## AIM
Give an exact transcription of every line, dropping the images.

## SOURCE EXCERPT
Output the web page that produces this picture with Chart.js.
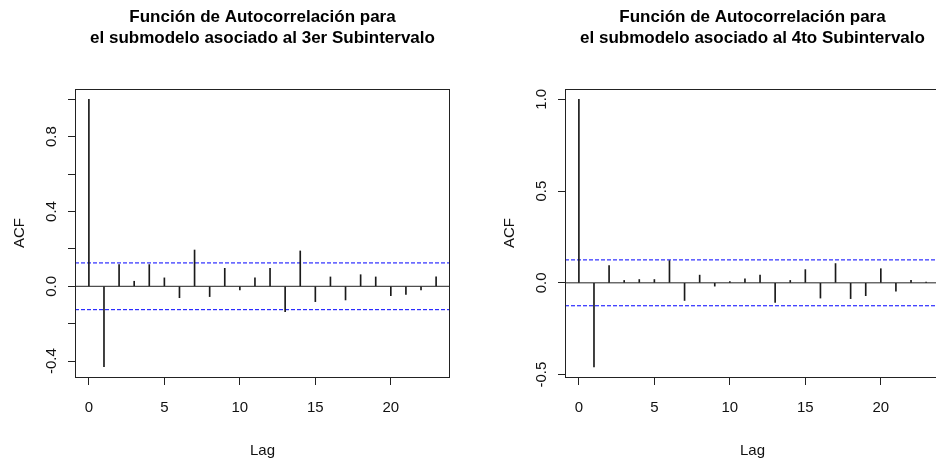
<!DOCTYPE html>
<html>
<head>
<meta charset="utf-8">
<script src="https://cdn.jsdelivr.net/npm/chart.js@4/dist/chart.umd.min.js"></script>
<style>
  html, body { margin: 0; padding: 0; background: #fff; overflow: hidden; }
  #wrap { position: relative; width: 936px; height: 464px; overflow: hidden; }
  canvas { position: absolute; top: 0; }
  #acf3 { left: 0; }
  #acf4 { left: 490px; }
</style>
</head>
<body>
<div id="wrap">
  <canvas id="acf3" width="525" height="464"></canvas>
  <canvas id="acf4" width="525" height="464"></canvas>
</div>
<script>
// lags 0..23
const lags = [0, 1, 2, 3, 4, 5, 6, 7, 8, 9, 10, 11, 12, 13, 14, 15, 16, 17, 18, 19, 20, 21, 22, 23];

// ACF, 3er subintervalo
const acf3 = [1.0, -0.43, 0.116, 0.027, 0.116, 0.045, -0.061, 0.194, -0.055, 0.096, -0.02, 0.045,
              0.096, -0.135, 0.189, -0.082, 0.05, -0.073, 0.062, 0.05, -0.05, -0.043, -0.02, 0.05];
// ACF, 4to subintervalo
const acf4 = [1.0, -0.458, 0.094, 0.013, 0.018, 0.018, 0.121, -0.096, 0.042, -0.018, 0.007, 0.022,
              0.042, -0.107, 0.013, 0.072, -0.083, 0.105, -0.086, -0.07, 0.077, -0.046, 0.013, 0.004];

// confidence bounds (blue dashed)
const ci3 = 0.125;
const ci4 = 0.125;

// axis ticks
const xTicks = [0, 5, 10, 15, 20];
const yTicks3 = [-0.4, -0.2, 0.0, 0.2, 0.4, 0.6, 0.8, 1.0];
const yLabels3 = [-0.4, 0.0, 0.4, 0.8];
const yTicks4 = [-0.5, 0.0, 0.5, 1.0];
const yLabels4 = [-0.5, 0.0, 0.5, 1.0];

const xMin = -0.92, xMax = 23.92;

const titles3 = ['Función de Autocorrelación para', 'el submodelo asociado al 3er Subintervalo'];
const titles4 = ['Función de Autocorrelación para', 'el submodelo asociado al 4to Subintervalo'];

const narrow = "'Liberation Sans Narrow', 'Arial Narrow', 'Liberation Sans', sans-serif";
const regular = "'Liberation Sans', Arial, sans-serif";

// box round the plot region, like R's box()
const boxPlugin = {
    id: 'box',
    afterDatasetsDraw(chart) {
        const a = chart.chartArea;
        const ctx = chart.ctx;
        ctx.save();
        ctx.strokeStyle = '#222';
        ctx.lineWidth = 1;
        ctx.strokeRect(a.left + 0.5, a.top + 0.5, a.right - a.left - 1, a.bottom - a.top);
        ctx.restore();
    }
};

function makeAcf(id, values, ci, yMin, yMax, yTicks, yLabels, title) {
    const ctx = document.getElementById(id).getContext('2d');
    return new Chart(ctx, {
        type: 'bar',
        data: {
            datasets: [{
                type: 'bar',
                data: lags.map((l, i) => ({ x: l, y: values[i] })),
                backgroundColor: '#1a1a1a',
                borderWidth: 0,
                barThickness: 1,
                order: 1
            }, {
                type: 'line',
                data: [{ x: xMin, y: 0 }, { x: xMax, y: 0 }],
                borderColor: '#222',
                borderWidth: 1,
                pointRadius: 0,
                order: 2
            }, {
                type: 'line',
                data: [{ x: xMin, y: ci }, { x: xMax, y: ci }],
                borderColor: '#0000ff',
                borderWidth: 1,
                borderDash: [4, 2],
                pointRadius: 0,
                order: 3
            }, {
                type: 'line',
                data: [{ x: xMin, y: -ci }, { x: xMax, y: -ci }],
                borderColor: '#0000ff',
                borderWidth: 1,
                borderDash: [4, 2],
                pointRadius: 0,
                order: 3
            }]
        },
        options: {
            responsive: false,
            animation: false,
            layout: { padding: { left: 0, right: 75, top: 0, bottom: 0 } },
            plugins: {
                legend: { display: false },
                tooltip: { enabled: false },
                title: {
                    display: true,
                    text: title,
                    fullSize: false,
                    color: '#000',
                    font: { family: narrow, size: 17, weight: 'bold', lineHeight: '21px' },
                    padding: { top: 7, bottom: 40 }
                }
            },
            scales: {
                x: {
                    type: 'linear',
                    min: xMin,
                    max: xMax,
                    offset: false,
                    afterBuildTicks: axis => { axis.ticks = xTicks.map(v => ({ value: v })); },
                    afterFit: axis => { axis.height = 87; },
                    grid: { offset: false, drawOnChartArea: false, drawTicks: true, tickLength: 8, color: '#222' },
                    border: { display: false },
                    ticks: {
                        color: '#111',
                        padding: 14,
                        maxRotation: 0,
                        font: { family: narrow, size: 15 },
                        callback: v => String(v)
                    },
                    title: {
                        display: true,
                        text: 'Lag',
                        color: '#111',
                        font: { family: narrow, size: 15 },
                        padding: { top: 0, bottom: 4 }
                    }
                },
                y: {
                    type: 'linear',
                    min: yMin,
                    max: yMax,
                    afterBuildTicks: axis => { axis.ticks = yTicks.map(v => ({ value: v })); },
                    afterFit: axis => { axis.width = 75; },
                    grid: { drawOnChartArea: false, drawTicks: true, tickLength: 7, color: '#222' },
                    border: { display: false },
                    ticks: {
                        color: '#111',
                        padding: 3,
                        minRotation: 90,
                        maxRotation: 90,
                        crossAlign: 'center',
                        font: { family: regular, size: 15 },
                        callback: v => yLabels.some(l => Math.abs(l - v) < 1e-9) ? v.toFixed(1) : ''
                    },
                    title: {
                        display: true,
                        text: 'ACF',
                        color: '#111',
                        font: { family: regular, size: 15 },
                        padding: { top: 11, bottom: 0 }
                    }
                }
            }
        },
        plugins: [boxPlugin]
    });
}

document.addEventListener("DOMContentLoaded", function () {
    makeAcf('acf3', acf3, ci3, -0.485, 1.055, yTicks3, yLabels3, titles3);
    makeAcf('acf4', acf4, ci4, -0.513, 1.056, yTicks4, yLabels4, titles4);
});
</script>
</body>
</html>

## COMPLETE ANSWER
Output the web page that produces this picture with Chart.js.
<!DOCTYPE html>
<html>
<head>
<meta charset="utf-8">
<script src="https://cdn.jsdelivr.net/npm/chart.js@4/dist/chart.umd.min.js"></script>
<style>
  html, body { margin: 0; padding: 0; background: #fff; overflow: hidden; }
  #wrap { position: relative; width: 936px; height: 464px; overflow: hidden; }
  canvas { position: absolute; top: 0; }
  #acf3 { left: 0; }
  #acf4 { left: 490px; }
</style>
</head>
<body>
<div id="wrap">
  <canvas id="acf3" width="525" height="464"></canvas>
  <canvas id="acf4" width="525" height="464"></canvas>
</div>
<script>
// lags 0..23
const lags = [0, 1, 2, 3, 4, 5, 6, 7, 8, 9, 10, 11, 12, 13, 14, 15, 16, 17, 18, 19, 20, 21, 22, 23];

// ACF, 3er subintervalo
const acf3 = [1.0, -0.43, 0.116, 0.027, 0.116, 0.045, -0.061, 0.194, -0.055, 0.096, -0.02, 0.045,
              0.096, -0.135, 0.189, -0.082, 0.05, -0.073, 0.062, 0.05, -0.05, -0.043, -0.02, 0.05];
// ACF, 4to subintervalo
const acf4 = [1.0, -0.458, 0.094, 0.013, 0.018, 0.018, 0.121, -0.096, 0.042, -0.018, 0.007, 0.022,
              0.042, -0.107, 0.013, 0.072, -0.083, 0.105, -0.086, -0.07, 0.077, -0.046, 0.013, 0.004];

// confidence bounds (blue dashed)
const ci3 = 0.125;
const ci4 = 0.125;

// axis ticks
const xTicks = [0, 5, 10, 15, 20];
const yTicks3 = [-0.4, -0.2, 0.0, 0.2, 0.4, 0.6, 0.8, 1.0];
const yLabels3 = [-0.4, 0.0, 0.4, 0.8];
const yTicks4 = [-0.5, 0.0, 0.5, 1.0];
const yLabels4 = [-0.5, 0.0, 0.5, 1.0];

const xMin = -0.92, xMax = 23.92;

const titles3 = ['Función de Autocorrelación para', 'el submodelo asociado al 3er Subintervalo'];
const titles4 = ['Función de Autocorrelación para', 'el submodelo asociado al 4to Subintervalo'];

const narrow = "'Liberation Sans Narrow', 'Arial Narrow', 'Liberation Sans', sans-serif";
const regular = "'Liberation Sans', Arial, sans-serif";

// box round the plot region, like R's box()
const boxPlugin = {
    id: 'box',
    afterDatasetsDraw(chart) {
        const a = chart.chartArea;
        const ctx = chart.ctx;
        ctx.save();
        ctx.strokeStyle = '#222';
        ctx.lineWidth = 1;
        ctx.strokeRect(a.left + 0.5, a.top + 0.5, a.right - a.left - 1, a.bottom - a.top);
        ctx.restore();
    }
};

function makeAcf(id, values, ci, yMin, yMax, yTicks, yLabels, title) {
    const ctx = document.getElementById(id).getContext('2d');
    return new Chart(ctx, {
        type: 'bar',
        data: {
            datasets: [{
                type: 'bar',
                data: lags.map((l, i) => ({ x: l, y: values[i] })),
                backgroundColor: '#1a1a1a',
                borderWidth: 0,
                barThickness: 1,
                order: 1
            }, {
                type: 'line',
                data: [{ x: xMin, y: 0 }, { x: xMax, y: 0 }],
                borderColor: '#222',
                borderWidth: 1,
                pointRadius: 0,
                order: 2
            }, {
                type: 'line',
                data: [{ x: xMin, y: ci }, { x: xMax, y: ci }],
                borderColor: '#0000ff',
                borderWidth: 1,
                borderDash: [4, 2],
                pointRadius: 0,
                order: 3
            }, {
                type: 'line',
                data: [{ x: xMin, y: -ci }, { x: xMax, y: -ci }],
                borderColor: '#0000ff',
                borderWidth: 1,
                borderDash: [4, 2],
                pointRadius: 0,
                order: 3
            }]
        },
        options: {
            responsive: false,
            animation: false,
            layout: { padding: { left: 0, right: 75, top: 0, bottom: 0 } },
            plugins: {
                legend: { display: false },
                tooltip: { enabled: false },
                title: {
                    display: true,
                    text: title,
                    fullSize: false,
                    color: '#000',
                    font: { family: narrow, size: 17, weight: 'bold', lineHeight: '21px' },
                    padding: { top: 7, bottom: 40 }
                }
            },
            scales: {
                x: {
                    type: 'linear',
                    min: xMin,
                    max: xMax,
                    offset: false,
                    afterBuildTicks: axis => { axis.ticks = xTicks.map(v => ({ value: v })); },
                    afterFit: axis => { axis.height = 87; },
                    grid: { offset: false, drawOnChartArea: false, drawTicks: true, tickLength: 8, color: '#222' },
                    border: { display: false },
                    ticks: {
                        color: '#111',
                        padding: 14,
                        maxRotation: 0,
                        font: { family: narrow, size: 15 },
                        callback: v => String(v)
                    },
                    title: {
                        display: true,
                        text: 'Lag',
                        color: '#111',
                        font: { family: narrow, size: 15 },
                        padding: { top: 0, bottom: 4 }
                    }
                },
                y: {
                    type: 'linear',
                    min: yMin,
                    max: yMax,
                    afterBuildTicks: axis => { axis.ticks = yTicks.map(v => ({ value: v })); },
                    afterFit: axis => { axis.width = 75; },
                    grid: { drawOnChartArea: false, drawTicks: true, tickLength: 7, color: '#222' },
                    border: { display: false },
                    ticks: {
                        color: '#111',
                        padding: 3,
                        minRotation: 90,
                        maxRotation: 90,
                        crossAlign: 'center',
                        font: { family: regular, size: 15 },
                        callback: v => yLabels.some(l => Math.abs(l - v) < 1e-9) ? v.toFixed(1) : ''
                    },
                    title: {
                        display: true,
                        text: 'ACF',
                        color: '#111',
                        font: { family: regular, size: 15 },
                        padding: { top: 11, bottom: 0 }
                    }
                }
            }
        },
        plugins: [boxPlugin]
    });
}

document.addEventListener("DOMContentLoaded", function () {
    makeAcf('acf3', acf3, ci3, -0.485, 1.055, yTicks3, yLabels3, titles3);
    makeAcf('acf4', acf4, ci4, -0.513, 1.056, yTicks4, yLabels4, titles4);
});
</script>
</body>
</html>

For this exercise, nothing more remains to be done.